I just want to ask a burning question in my mind. I still ride a bike that uses threaded headsets, I was wondering if I could use the tightening cap of the headset as the base of the whole thing then use spacers and a star nut and top cap to lock everything down?

I of course have tried the adapter systems, and I do not like how it feels, so I was wondering if I could do what I said above.

Thanks guys!!


My fork is relatively new and has alot of extra steerer tube because I haven't cut it down yet.

Latest update:

So I went to the bike shops around my town and got to buy a shim or whatever they call it. Also bought the star nut and top cap for the bike. I made them do it for me, and it looks quite good now.. Will be posting a pic later when I get home.

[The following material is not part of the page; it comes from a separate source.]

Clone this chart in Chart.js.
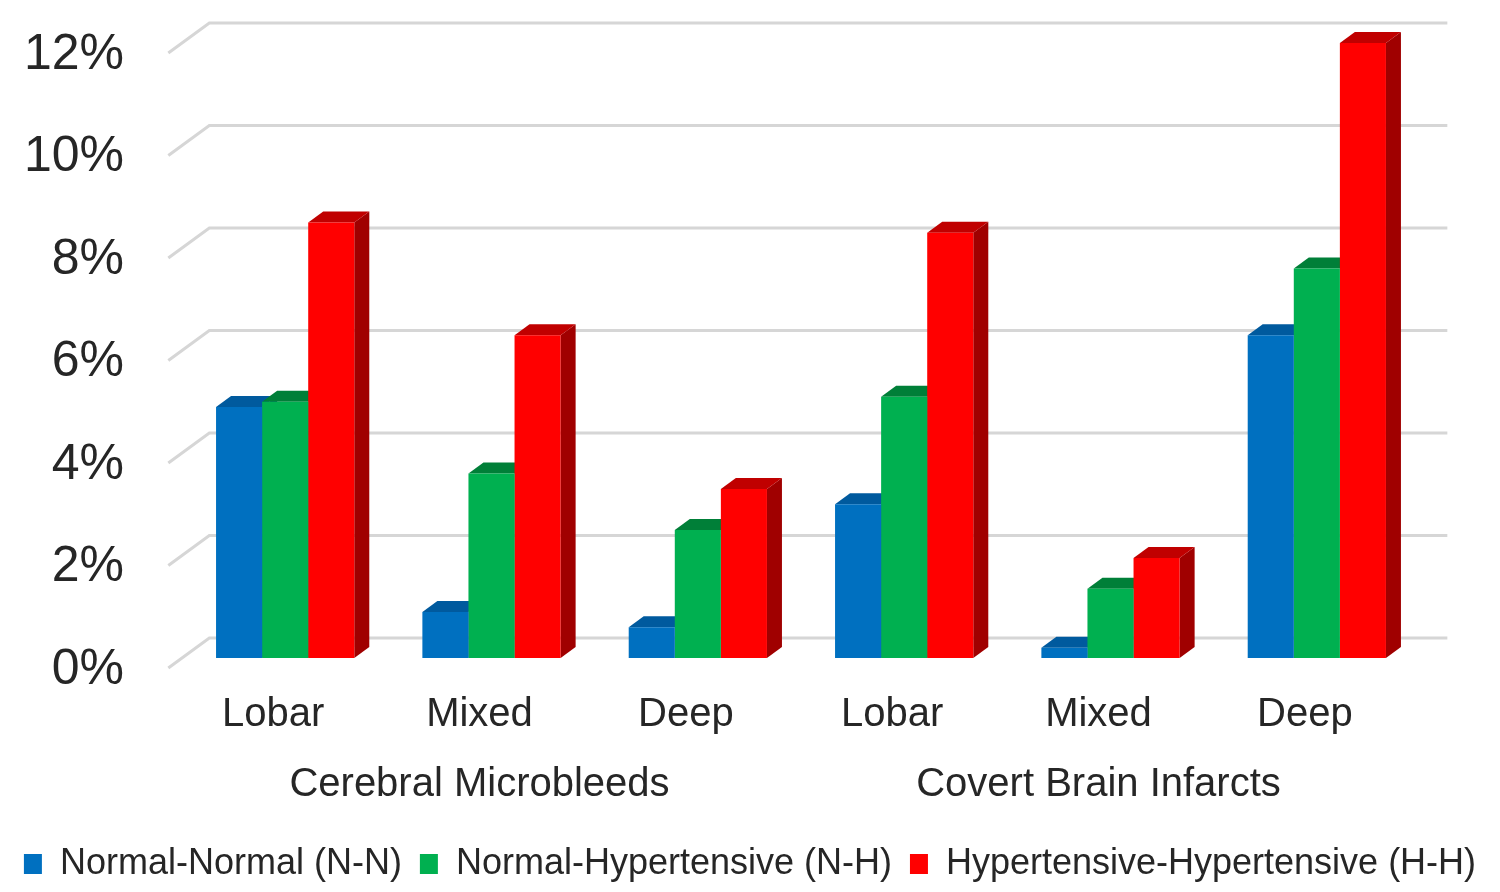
<!DOCTYPE html>
<html><head><meta charset="utf-8">
<script src="https://cdn.jsdelivr.net/npm/chart.js@4.4.1/dist/chart.umd.min.js"></script>
<style>html,body{margin:0;padding:0;background:#fff;} canvas{display:block;}</style>
</head><body>
<canvas id="c" width="1500" height="892"></canvas>
<script>
const categories = ['Lobar', 'Mixed', 'Deep', 'Lobar', 'Mixed', 'Deep'];
const groups = ['Cerebral Microbleeds', 'Covert Brain Infarcts'];
const seriesNames = ['Normal-Normal (N-N)', 'Normal-Hypertensive (N-H)', 'Hypertensive-Hypertensive (H-H)'];
const nnValues = [4.9, 0.9, 0.6, 3.0, 0.2, 6.3];
const nhValues = [5.0, 3.6, 2.5, 5.1, 1.35, 7.6];
const hhValues = [8.5, 6.3, 3.3, 8.3, 1.95, 12.0];
const yTicks = [0, 2, 4, 6, 8, 10, 12];

const FONT = '"Liberation Sans", Arial, sans-serif';
const TEXT = '#262626';
const frontColors = ['#0070c0', '#00b050', '#ff0000'];
const topColors = ['#005a9e', '#007f38', '#c00000'];
const sideColors = ['#004f8a', '#006e30', '#a00000'];
const BAR_DX = 15, BAR_DY = 11;      // bar depth
const FLOOR_DX = 41, FLOOR_DY = 30;  // wall depth
const PLANE = 1 / 3;                 // bar plane position from front

const threeD = {
  id: 'threeD',
  beforeDatasetsDraw(chart) {
    const ctx = chart.ctx, ya = chart.scales.y, ca = chart.chartArea;
    const offX = FLOOR_DX * PLANE, offY = FLOOR_DY * PLANE;
    const backDX = FLOOR_DX - offX, backDY = FLOOR_DY - offY;
    ctx.save();
    ctx.strokeStyle = '#d6d6d6';
    ctx.lineWidth = 3;
    ya.ticks.forEach(t => {
      const y = ya.getPixelForValue(t.value);
      ctx.beginPath();
      ctx.moveTo(ca.left - offX, y + offY);
      ctx.lineTo(ca.left + backDX, y - backDY);
      ctx.lineTo(ca.right + backDX, y - backDY);
      ctx.stroke();
    });
    const n = chart.data.labels.length;
    for (let i = 0; i < n; i++) {
      chart.data.datasets.forEach((ds, di) => {
        const el = chart.getDatasetMeta(di).data[i];
        const l = el.x - el.width / 2, r = el.x + el.width / 2, t = el.y, b = el.base;
        ctx.fillStyle = sideColors[di];
        ctx.beginPath();
        ctx.moveTo(r, t); ctx.lineTo(r + BAR_DX, t - BAR_DY);
        ctx.lineTo(r + BAR_DX, b - BAR_DY); ctx.lineTo(r, b);
        ctx.closePath(); ctx.fill();
        ctx.fillStyle = topColors[di];
        ctx.beginPath();
        ctx.moveTo(l, t); ctx.lineTo(l + BAR_DX, t - BAR_DY);
        ctx.lineTo(r + BAR_DX, t - BAR_DY); ctx.lineTo(r, t);
        ctx.closePath(); ctx.fill();
      });
    }
    ctx.restore();
  }
};

const seriesValues = [nnValues, nhValues, hhValues];
new Chart(document.getElementById('c'), {
  type: 'bar',
  data: {
    labels: categories,
    datasets: seriesNames.map((name, i) => ({
      label: name,
      data: seriesValues[i],
      backgroundColor: frontColors[i],
      borderWidth: 0,
      categoryPercentage: 0.67,
      barPercentage: 1.0
    }))
  },
  options: {
    responsive: false,
    animation: false,
    devicePixelRatio: 1,
    layout: { padding: { top: 43, left: 0, right: 0, bottom: 0 } },
    plugins: {
      tooltip: { enabled: false },
      legend: {
        position: 'bottom',
        labels: {
          font: { size: 36, family: FONT },
          color: TEXT,
          boxWidth: 18,
          boxHeight: 20,
          padding: 18
        }
      }
    },
    scales: {
      x: {
        type: 'category',
        offset: true,
        weight: 0,
        grid: { display: false, drawTicks: false },
        border: { display: false },
        ticks: { font: { size: 40, family: FONT }, color: TEXT, labelOffset: -12, padding: 33, maxRotation: 0, autoSkip: false },
        afterFit(s) { s.height = 93; }
      },
      x2: {
        type: 'category',
        labels: groups,
        position: 'bottom',
        offset: true,
        weight: 1,
        grid: { display: false, drawTicks: false },
        border: { display: false },
        ticks: { font: { size: 40, family: FONT }, color: TEXT, labelOffset: -12, padding: 10, maxRotation: 0, autoSkip: false },
        afterFit(s) { s.height = 77; }
      },
      y: {
        min: 0,
        max: 12,
        grid: { display: false, drawTicks: false },
        border: { display: false },
        afterBuildTicks(s) { s.ticks = yTicks.map(v => ({ value: v })); },
        ticks: { font: { size: 50, family: FONT }, color: TEXT, padding: 58, labelOffset: 12, callback: v => v + '%' },
        afterFit(s) { s.width = 182; s.paddingTop = 0; s.paddingBottom = 0; }
      },
      yRight: {
        type: 'linear',
        position: 'right',
        min: 0,
        max: 12,
        grid: { display: false, drawTicks: false },
        border: { display: false },
        ticks: { display: false },
        afterFit(s) { s.width = 80; s.paddingTop = 0; s.paddingBottom = 0; }
      }
    }
  },
  plugins: [threeD]
});
</script>
</body></html>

  • What advantages does a threadless headset offer that you feel the need to switch? What exactly is the difference in feed between a threaded with an adapter and a real threadless?
    – Kibbee
    Apr 25, 2016 at 12:48
  • It makes it a whole lot easier to adjust. I already went through alot of adapters for a threadless stem. So that's why I want to try a threadless set-up
    – user25126
    Apr 25, 2016 at 14:55
  • Don't try to clamp anything around a threaded tube. The threads will act as stress risers and the tube will break. There used to be a threaded headset design where the stem was held in place with clamp instead of expander bolt, there were accidents and the design hasn't been used since 1970s.
    – ojs
    Apr 25, 2016 at 21:28
  • @ojs even if I use a shim? I know some people who have done this and they have went well as far as I know.
    – user25126
    Apr 25, 2016 at 23:35
  • I don't see how a shim would help.
    – ojs
    Apr 27, 2016 at 15:33

2 Answers 2


Not sure why you would attempt to use a threaded headset as a threadless headset - other than trying to save on something which you can't.

The stem and top-cap assembly of a threadless headset are integral to securing the fork into the frame. Whereas a threaded headset secures the to the fork using a large nut.

There is nothing to stop you buying retro one inch fork, threadless headset and stem. That would be the safest way to do it.

  • What I meant was, I would use the large nut as you would say it to preload the bearings of the fork and headset. Then I would use the stem and spacers, and lock it all down with the star nut and top cap of a threadless set-up
    – user25126
    Apr 25, 2016 at 14:54
  • No. You would have to over thread the fork to leave about 2.5inch of threaded steerer tube sticking out of the top. Then you would be fixing a stem onto a threaded surface. In my opinion not safe. Do it properly.
    – OraNob
    Apr 25, 2016 at 17:07
  • Oh yeah sorry.. My steerer tube has alot of extra tibe. You see it's kinda new so that's what made me think of trying this.
    – user25126
    Apr 25, 2016 at 21:14

With some luck, it may be possible. Chris King sells conversion kits their heasets, they might work with other brands too and cost about the same as a good headset from some other brand. When threaded headsets were still common, there used to be aftermarket conversion kits for other brands, too.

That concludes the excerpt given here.